Retype, exactly as they stand, the lines from the start of the data to the line that contains "import math", both ends included. Leave the pictures out.

===== Input records =====

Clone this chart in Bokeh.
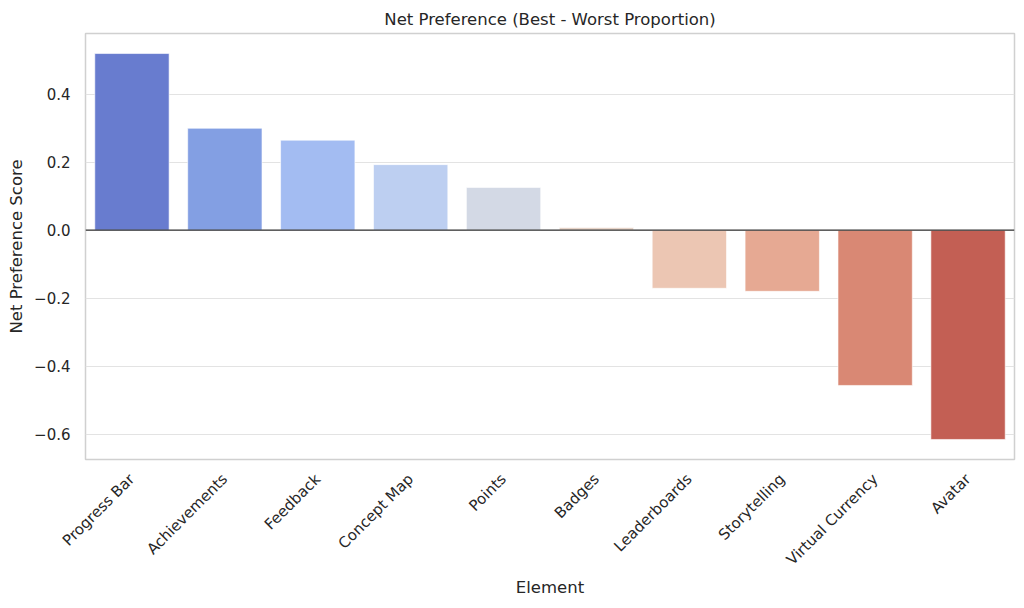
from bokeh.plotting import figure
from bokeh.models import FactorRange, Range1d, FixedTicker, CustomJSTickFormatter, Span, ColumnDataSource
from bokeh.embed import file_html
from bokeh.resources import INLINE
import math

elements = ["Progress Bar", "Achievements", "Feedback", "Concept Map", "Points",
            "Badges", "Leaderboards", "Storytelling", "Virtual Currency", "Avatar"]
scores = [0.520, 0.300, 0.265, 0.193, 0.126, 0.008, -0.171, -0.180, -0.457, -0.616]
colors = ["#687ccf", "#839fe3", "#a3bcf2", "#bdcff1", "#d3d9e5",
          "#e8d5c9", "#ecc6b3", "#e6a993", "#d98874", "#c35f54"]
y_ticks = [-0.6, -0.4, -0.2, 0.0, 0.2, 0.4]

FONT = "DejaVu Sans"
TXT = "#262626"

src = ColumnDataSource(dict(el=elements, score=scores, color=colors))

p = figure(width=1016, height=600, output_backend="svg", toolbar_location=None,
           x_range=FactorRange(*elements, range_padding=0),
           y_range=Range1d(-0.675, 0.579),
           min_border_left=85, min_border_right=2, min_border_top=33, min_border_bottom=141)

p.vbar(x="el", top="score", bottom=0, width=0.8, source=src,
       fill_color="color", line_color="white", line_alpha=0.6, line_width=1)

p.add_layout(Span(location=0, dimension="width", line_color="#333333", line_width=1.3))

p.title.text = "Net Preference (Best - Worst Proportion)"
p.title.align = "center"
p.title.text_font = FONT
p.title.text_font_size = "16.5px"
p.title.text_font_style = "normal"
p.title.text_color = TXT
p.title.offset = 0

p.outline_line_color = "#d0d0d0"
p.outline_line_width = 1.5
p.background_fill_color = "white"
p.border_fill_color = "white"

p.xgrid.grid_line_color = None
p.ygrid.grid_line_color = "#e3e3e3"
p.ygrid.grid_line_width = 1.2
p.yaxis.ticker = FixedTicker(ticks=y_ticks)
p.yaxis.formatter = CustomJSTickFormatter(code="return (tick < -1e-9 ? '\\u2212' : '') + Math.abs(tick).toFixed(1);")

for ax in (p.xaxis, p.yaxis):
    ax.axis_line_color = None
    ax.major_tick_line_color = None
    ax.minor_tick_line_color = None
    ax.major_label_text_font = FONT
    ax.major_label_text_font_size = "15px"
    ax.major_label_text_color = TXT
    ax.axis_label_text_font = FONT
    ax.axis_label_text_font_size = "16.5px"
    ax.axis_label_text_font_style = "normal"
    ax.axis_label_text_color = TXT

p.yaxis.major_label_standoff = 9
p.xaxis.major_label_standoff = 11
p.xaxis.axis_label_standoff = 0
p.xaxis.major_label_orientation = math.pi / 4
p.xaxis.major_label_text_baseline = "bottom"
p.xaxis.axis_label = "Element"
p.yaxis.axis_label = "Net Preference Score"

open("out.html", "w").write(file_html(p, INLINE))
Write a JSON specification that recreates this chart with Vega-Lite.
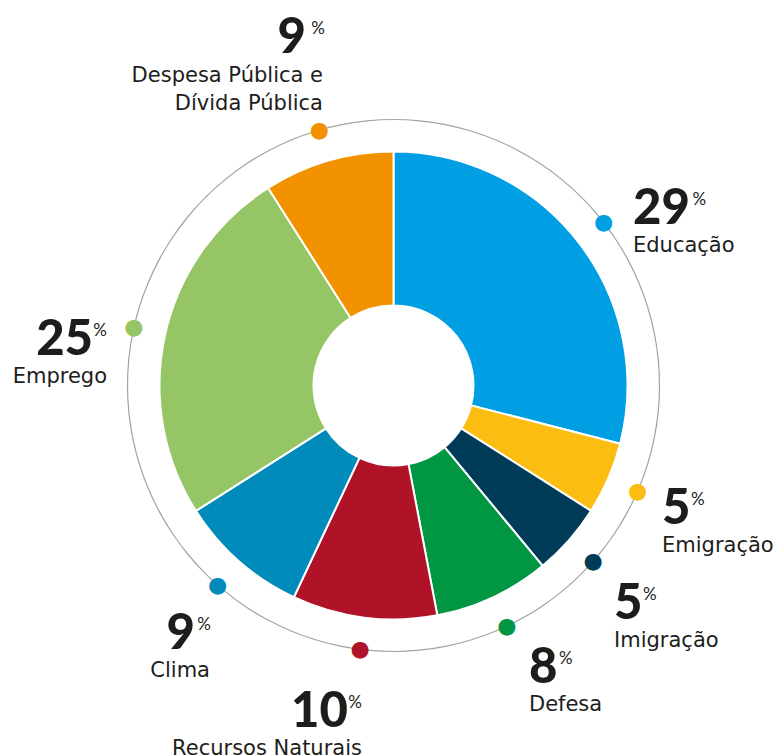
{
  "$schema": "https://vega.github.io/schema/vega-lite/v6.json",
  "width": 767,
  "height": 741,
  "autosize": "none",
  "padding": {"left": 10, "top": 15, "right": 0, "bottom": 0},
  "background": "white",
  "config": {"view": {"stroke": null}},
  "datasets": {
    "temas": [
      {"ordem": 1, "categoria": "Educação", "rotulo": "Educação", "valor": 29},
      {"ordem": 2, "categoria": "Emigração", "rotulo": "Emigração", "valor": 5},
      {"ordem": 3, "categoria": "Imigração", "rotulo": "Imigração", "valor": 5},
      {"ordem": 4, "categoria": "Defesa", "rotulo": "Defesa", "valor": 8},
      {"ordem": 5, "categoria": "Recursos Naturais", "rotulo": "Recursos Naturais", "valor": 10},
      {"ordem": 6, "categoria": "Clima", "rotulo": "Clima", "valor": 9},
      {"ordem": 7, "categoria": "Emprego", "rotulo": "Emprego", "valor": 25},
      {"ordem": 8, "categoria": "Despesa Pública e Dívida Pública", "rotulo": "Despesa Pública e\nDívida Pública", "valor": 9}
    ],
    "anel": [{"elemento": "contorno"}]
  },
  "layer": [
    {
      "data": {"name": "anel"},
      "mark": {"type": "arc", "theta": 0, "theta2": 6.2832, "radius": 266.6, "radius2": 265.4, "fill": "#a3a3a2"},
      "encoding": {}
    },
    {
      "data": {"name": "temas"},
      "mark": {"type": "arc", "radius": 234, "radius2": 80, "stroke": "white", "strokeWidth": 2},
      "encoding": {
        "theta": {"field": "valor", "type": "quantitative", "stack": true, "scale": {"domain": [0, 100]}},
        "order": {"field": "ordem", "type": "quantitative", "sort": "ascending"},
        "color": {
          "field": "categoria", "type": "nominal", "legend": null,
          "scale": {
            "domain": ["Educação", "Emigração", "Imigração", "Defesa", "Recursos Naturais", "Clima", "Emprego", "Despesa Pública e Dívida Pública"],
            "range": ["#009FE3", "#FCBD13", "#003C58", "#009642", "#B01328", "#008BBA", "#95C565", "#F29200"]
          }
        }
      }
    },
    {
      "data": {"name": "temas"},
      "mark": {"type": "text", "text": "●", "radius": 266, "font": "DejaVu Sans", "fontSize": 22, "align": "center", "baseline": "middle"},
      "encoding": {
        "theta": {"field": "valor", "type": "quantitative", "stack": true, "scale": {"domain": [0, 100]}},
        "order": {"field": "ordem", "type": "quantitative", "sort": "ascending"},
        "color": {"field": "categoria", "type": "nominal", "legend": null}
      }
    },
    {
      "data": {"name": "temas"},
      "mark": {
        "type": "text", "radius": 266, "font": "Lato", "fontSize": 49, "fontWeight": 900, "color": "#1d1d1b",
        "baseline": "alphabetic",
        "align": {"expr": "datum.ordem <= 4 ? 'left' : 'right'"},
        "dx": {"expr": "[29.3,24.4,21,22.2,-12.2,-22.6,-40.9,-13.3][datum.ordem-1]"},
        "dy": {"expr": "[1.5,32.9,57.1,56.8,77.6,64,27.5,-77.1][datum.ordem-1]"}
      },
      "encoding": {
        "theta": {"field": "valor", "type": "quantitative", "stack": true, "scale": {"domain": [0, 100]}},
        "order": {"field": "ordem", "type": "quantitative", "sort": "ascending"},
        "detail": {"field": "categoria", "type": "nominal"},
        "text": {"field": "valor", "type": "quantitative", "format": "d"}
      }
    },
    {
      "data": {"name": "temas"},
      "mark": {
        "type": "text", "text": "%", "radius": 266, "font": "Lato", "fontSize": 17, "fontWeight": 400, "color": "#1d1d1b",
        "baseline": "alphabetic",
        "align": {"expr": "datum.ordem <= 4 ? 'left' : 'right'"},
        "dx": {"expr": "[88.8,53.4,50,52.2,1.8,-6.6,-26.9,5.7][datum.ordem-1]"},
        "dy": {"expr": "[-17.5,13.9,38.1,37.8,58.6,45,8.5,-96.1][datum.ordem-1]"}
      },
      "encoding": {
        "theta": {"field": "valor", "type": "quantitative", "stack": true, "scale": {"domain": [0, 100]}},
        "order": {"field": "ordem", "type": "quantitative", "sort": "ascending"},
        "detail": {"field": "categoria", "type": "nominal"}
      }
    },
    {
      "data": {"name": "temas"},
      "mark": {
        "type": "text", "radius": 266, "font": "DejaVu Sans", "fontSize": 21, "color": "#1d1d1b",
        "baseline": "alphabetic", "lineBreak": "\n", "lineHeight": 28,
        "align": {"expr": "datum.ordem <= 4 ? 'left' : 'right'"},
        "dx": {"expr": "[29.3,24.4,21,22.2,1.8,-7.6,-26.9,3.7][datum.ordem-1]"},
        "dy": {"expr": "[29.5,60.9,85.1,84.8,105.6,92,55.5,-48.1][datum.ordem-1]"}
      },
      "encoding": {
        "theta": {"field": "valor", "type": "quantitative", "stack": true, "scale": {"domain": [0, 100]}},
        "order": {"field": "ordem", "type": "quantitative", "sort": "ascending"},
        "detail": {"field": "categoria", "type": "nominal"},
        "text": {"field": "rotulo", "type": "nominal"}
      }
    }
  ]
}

=====

■ Response to this task
Clone this chart in Bokeh.
from bokeh.plotting import figure
from bokeh.models import FactorRange, Range1d, FixedTicker, CustomJSTickFormatter, Span, ColumnDataSource
from bokeh.embed import file_html
from bokeh.resources import INLINE
import math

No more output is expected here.